# Provided material

+--

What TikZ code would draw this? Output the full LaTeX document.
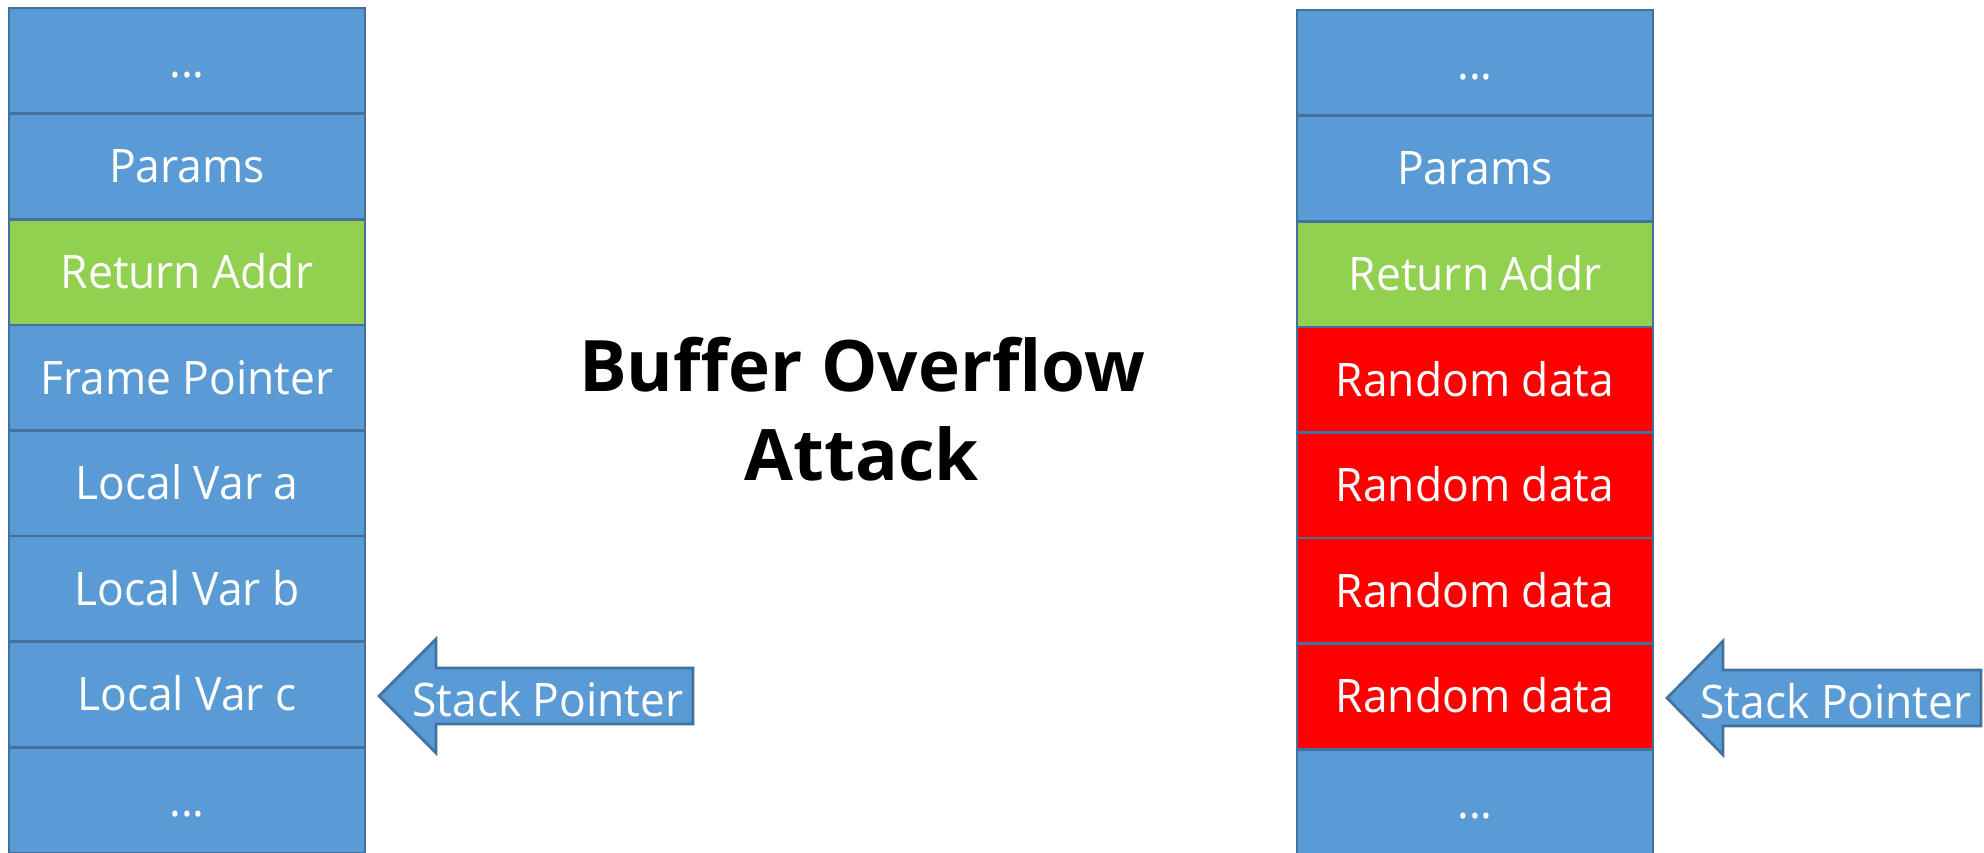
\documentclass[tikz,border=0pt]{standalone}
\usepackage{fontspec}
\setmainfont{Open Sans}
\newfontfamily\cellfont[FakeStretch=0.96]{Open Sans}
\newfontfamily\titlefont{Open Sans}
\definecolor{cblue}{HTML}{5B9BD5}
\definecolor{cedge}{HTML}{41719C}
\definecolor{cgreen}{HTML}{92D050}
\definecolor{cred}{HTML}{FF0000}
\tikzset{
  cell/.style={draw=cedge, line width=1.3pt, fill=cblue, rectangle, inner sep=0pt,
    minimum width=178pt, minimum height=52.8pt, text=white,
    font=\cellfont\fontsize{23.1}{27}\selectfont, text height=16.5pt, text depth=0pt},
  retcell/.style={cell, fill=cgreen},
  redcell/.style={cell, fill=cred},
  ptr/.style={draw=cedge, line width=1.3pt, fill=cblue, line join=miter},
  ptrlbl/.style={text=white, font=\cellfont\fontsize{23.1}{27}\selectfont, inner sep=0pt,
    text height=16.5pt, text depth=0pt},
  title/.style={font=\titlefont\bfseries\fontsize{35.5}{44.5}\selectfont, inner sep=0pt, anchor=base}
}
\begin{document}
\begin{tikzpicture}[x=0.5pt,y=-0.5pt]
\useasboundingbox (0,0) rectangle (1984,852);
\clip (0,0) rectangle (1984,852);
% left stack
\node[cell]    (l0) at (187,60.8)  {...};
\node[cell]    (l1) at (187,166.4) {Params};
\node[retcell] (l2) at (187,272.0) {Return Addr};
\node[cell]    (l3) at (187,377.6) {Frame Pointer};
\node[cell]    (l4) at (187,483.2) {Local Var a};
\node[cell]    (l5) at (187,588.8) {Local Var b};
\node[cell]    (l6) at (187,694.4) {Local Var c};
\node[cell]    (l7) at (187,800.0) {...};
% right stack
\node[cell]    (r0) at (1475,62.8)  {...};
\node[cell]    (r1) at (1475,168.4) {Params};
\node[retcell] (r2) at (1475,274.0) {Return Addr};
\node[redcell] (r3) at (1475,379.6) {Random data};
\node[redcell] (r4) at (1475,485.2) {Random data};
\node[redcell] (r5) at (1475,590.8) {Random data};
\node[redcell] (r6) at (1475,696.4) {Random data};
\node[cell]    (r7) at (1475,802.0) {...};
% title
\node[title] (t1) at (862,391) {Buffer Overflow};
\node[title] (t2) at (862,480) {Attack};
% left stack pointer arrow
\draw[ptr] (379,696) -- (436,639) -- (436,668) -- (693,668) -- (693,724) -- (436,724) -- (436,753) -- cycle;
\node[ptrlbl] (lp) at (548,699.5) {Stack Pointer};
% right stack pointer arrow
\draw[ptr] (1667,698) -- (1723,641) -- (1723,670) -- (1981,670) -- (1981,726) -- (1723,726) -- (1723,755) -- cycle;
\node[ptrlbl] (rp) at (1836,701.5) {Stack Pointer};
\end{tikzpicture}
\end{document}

+--

# Task to complete
Copy out the whole listing exactly, and don't carry over any pictures.

# Correct output
What TikZ code would draw this? Output the full LaTeX document.
\documentclass[tikz,border=0pt]{standalone}
\usepackage{fontspec}
\setmainfont{Open Sans}
\newfontfamily\cellfont[FakeStretch=0.96]{Open Sans}
\newfontfamily\titlefont{Open Sans}
\definecolor{cblue}{HTML}{5B9BD5}
\definecolor{cedge}{HTML}{41719C}
\definecolor{cgreen}{HTML}{92D050}
\definecolor{cred}{HTML}{FF0000}
\tikzset{
  cell/.style={draw=cedge, line width=1.3pt, fill=cblue, rectangle, inner sep=0pt,
    minimum width=178pt, minimum height=52.8pt, text=white,
    font=\cellfont\fontsize{23.1}{27}\selectfont, text height=16.5pt, text depth=0pt},
  retcell/.style={cell, fill=cgreen},
  redcell/.style={cell, fill=cred},
  ptr/.style={draw=cedge, line width=1.3pt, fill=cblue, line join=miter},
  ptrlbl/.style={text=white, font=\cellfont\fontsize{23.1}{27}\selectfont, inner sep=0pt,
    text height=16.5pt, text depth=0pt},
  title/.style={font=\titlefont\bfseries\fontsize{35.5}{44.5}\selectfont, inner sep=0pt, anchor=base}
}
\begin{document}
\begin{tikzpicture}[x=0.5pt,y=-0.5pt]
\useasboundingbox (0,0) rectangle (1984,852);
\clip (0,0) rectangle (1984,852);
% left stack
\node[cell]    (l0) at (187,60.8)  {...};
\node[cell]    (l1) at (187,166.4) {Params};
\node[retcell] (l2) at (187,272.0) {Return Addr};
\node[cell]    (l3) at (187,377.6) {Frame Pointer};
\node[cell]    (l4) at (187,483.2) {Local Var a};
\node[cell]    (l5) at (187,588.8) {Local Var b};
\node[cell]    (l6) at (187,694.4) {Local Var c};
\node[cell]    (l7) at (187,800.0) {...};
% right stack
\node[cell]    (r0) at (1475,62.8)  {...};
\node[cell]    (r1) at (1475,168.4) {Params};
\node[retcell] (r2) at (1475,274.0) {Return Addr};
\node[redcell] (r3) at (1475,379.6) {Random data};
\node[redcell] (r4) at (1475,485.2) {Random data};
\node[redcell] (r5) at (1475,590.8) {Random data};
\node[redcell] (r6) at (1475,696.4) {Random data};
\node[cell]    (r7) at (1475,802.0) {...};
% title
\node[title] (t1) at (862,391) {Buffer Overflow};
\node[title] (t2) at (862,480) {Attack};
% left stack pointer arrow
\draw[ptr] (379,696) -- (436,639) -- (436,668) -- (693,668) -- (693,724) -- (436,724) -- (436,753) -- cycle;
\node[ptrlbl] (lp) at (548,699.5) {Stack Pointer};
% right stack pointer arrow
\draw[ptr] (1667,698) -- (1723,641) -- (1723,670) -- (1981,670) -- (1981,726) -- (1723,726) -- (1723,755) -- cycle;
\node[ptrlbl] (rp) at (1836,701.5) {Stack Pointer};
\end{tikzpicture}
\end{document}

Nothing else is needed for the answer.